In parallel with these developments, the Planck satellite has given us much improved constraints on H0 in combination with other cosmological parameters. The headline H0 determinations are all from Planck in combination with other information, and are:

  • For a flat-by-fiat Universe, H0 = 67.3 ± 1.2 km s−1 Mpc−1 [2] from Planck.

  • For a Universe free to curve, H0 = 68.4 ± 1.0 km s−1 Mpc−1 [2] using Planck together with BAO data.

  • Local BAO measurements: H0 = 67.0±3.2 km s−1 Mpc−1 [15] using only the well-determined Ωmh2 from the CMB, but independent of other cosmology [15, 19, 6, 148].

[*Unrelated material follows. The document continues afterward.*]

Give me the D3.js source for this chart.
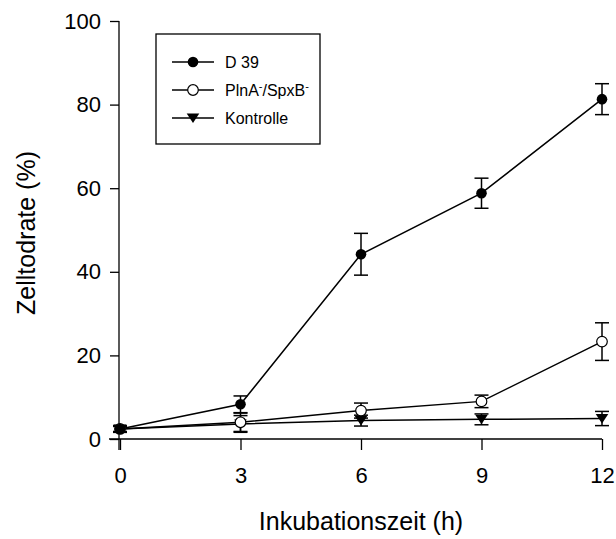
<!DOCTYPE html>
<html>
<head>
<meta charset="utf-8">
<script src="https://cdn.jsdelivr.net/npm/d3@7"></script>
<style>
  html, body { margin: 0; padding: 0; background: #fff; }
  svg { display: block; font-family: "Liberation Sans", Arial, sans-serif; }
</style>
</head>
<body>
<svg id="chart" width="616" height="539"></svg>
<script>
// Incubation time points (h)
const hours = [0, 3, 6, 9, 12];

// Cell death rate (%) per strain, with error bar half-widths
const d39 = [2.4, 8.3, 44.2, 58.8, 81.3];
const d39Err = [0.8, 2.0, 5.0, 3.6, 3.7];
const plnA = [2.4, 4.0, 6.8, 9.0, 23.3];
const plnAErr = [0.6, 2.2, 1.8, 1.5, 4.5];
const kontrolle = [2.4, 3.6, 4.4, 4.7, 4.9];
const kontrolleErr = [0.8, 2.0, 1.3, 1.3, 1.7];

const xTicks = [0, 3, 6, 9, 12];
const yTicks = [0, 20, 40, 60, 80, 100];

const svg = d3.select("#chart");
const FONT = "Liberation Sans, Arial, sans-serif";

const x = d3.scaleLinear().domain([0, 12]).range([120, 602]);
const y = d3.scaleLinear().domain([0, 100]).range([439, 21]);

// Y axis (line runs a little past the x axis)
const yAxis = svg.append("g").attr("transform", `translate(${x(0) - 1},0)`)
  .call(d3.axisLeft(y).tickValues(yTicks).tickSize(9).tickPadding(9).tickSizeOuter(0));
yAxis.select(".domain").remove();
yAxis.append("line").attr("x1", 0).attr("x2", 0).attr("y1", y(100)).attr("y2", 450)
  .attr("stroke", "#000").attr("stroke-width", 1.3);
yAxis.selectAll(".tick line").attr("stroke-width", 1.3);
yAxis.selectAll(".tick text").attr("font-size", 22).attr("fill", "#000").attr("font-family", FONT);

// X axis (line starts a little left of the y axis)
const xAxis = svg.append("g").attr("transform", `translate(0,${y(0)})`)
  .call(d3.axisBottom(x).tickValues(xTicks).tickSize(11).tickPadding(17).tickSizeOuter(0));
xAxis.select(".domain").remove();
xAxis.append("line").attr("x1", 109).attr("x2", x(12)).attr("y1", 0).attr("y2", 0)
  .attr("stroke", "#000").attr("stroke-width", 1.3);
xAxis.selectAll(".tick line").attr("stroke-width", 1.3);
xAxis.selectAll(".tick text").attr("font-size", 22).attr("fill", "#000").attr("font-family", FONT);

// Axis titles
svg.append("text").attr("x", 361).attr("y", 530).attr("text-anchor", "middle")
  .attr("font-size", 25).text("Inkubationszeit (h)");
svg.append("text").attr("transform", "translate(35,233) rotate(-90)")
  .attr("text-anchor", "middle").attr("font-size", 25).text("Zelltodrate (%)");

const series = [
  { name: "D 39", values: d39, err: d39Err, marker: "filled" },
  { name: "PlnA/SpxB", values: plnA, err: plnAErr, marker: "open" },
  { name: "Kontrolle", values: kontrolle, err: kontrolleErr, marker: "triangle" }
];

const line = d3.line().x((d, i) => x(hours[i])).y(d => y(d));
const triPath = "M-6.3,-4.5L6.3,-4.5L0,5Z";

function drawMarker(g, type) {
  if (type === "filled") {
    g.append("circle").attr("r", 5.3).attr("fill", "#000");
  } else if (type === "open") {
    g.append("circle").attr("r", 5.3).attr("fill", "#fff").attr("stroke", "#000").attr("stroke-width", 1.2);
  } else {
    g.append("path").attr("d", triPath).attr("fill", "#000");
  }
}

// Connecting lines
series.slice().reverse().forEach(s => {
  svg.append("path").datum(s.values).attr("d", line)
    .attr("fill", "none").attr("stroke", "#000").attr("stroke-width", 1.5);
});

// Error bars and markers
series.slice().reverse().forEach(s => {
  const g = svg.append("g");
  s.values.forEach((v, i) => {
    const cx = x(hours[i]);
    const top = y(v + s.err[i]), bot = y(v - s.err[i]);
    g.append("line").attr("x1", cx).attr("x2", cx).attr("y1", top).attr("y2", bot)
      .attr("stroke", "#000").attr("stroke-width", 1.5);
    [top, bot].forEach(yy => g.append("line").attr("x1", cx - 7).attr("x2", cx + 7)
      .attr("y1", yy).attr("y2", yy).attr("stroke", "#000").attr("stroke-width", 1.5));
    const m = g.append("g").attr("transform", `translate(${cx},${y(v)})`);
    drawMarker(m, s.marker);
  });
});

// Legend
const legend = svg.append("g");
legend.append("rect").attr("x", 156).attr("y", 34).attr("width", 164).attr("height", 110)
  .attr("fill", "#fff").attr("stroke", "#000").attr("stroke-width", 1.3);
const legendY = [62, 90, 118];
series.forEach((s, i) => {
  const ly = legendY[i];
  legend.append("line").attr("x1", 172).attr("x2", 214).attr("y1", ly).attr("y2", ly)
    .attr("stroke", "#000").attr("stroke-width", 1.5);
  const m = legend.append("g").attr("transform", `translate(193,${ly})`);
  drawMarker(m, s.marker);
  const t = legend.append("text").attr("x", 225).attr("y", ly + 6).attr("font-size", 16);
  if (s.name === "PlnA/SpxB") {
    t.append("tspan").text("PlnA");
    t.append("tspan").attr("dy", -6).attr("font-size", 11).text("-");
    t.append("tspan").attr("dy", 6).text("/SpxB");
    t.append("tspan").attr("dy", -6).attr("font-size", 11).text("-");
  } else {
    t.text(s.name);
  }
});
</script>
</body>
</html>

There is thus a mild tension between some (but not all) of the astrophysical measurements and the cosmological inferences. There are several ways of looking at this. The first is that a 2.5-σ discrepancy is nothing to be afraid of, and indeed is a relief after some of the clumped distributions of published measurements in the past. The second is that one or more methods are now systematics-limited; in other words, the subject is limited by accuracy rather than precision, and that careful attention to underestimated systematics will cause the values to converge in the next few years. Third, it is possible that new physics is involved beyond the variation of the dark energy index w. This new physics could, for example, involve the number of relativistic degrees of freedom being greater than the standard value of 3.05, corresponding to three active neutrino contributions [2]; or a scenario in which we are living in a local bubble with a different H0 [130]. Most instincts would dictate taking these possibilities in this order, unless all of the high-quality astrophysical H0 values differed from the cosmological ones.

The argument can be turned around, by observing that independent determinations of H0 can be fed in as constraints to unlock a series of accurate measurements of other cosmological parameters such as w. This point has been made a number of times, in particular by Hu [91], Linder [126] and Suyu et al. [207]; the dark energy figure of merit, which measures the Pρ dependence of dark energy and its redshift evolution, can be be improved by large factors using such independent measurements. Such measurements are usually extremely cheap in observing time (and financially) compared to other dark energy programmes. They will, however, require 1% determinations of H0, given the current state of play in cosmology. This is not impossible, and should be reachable with care quite soon.